The migration to standards-based WSN is one of the biggest technology developments for industrial automation, researchers said. "Users of industrial wireless sensing and control have been demanding standards, but the hope of convergence between WirelessHART and ISA100.11a is in doubt," said Mareca Hatler, ON World's research director. "Despite this standards confusion and a brutal economy, the industrial WSN market has doubled over the last two years."
In collaboration with the International Society of Automation (ISA), HART Communication Foundation (HCF) and the Wireless Industrial Networking Alliance (WINA), ON World completed one of its largest studies on WSN with 216 industrial automation vendors, end users and professionals from five geographic regions. Examples include BP, Chevron, DuPont, Endress+Hauser, Emerson, Hitachi, Halliburton, Honeywell, Petrobras, Rio Tinto Alcan, Schneider Electric, Toshiba and Yokogawa.

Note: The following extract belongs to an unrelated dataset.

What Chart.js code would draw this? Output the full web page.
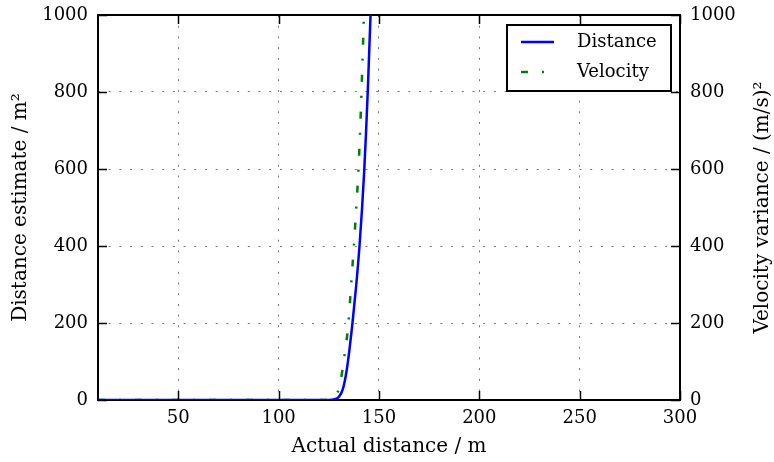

More than half (57%) of the end user respondents are using or pilot testing WSN systems. One-fifth of the end users have deployed more than 100 wireless field devices, and 75% of current WSN adopters are using a wireless mesh protocol for at least some of their wireless field devices.
WirelessHART is used by 39% of the surveyed end users — up from 13% in Q1 2010. Preferences for wireless mesh standards continue to diverge, with end users equally preferring either WirelessHART or a hybrid strategy that includes both WirelessHART and ISA100.11a.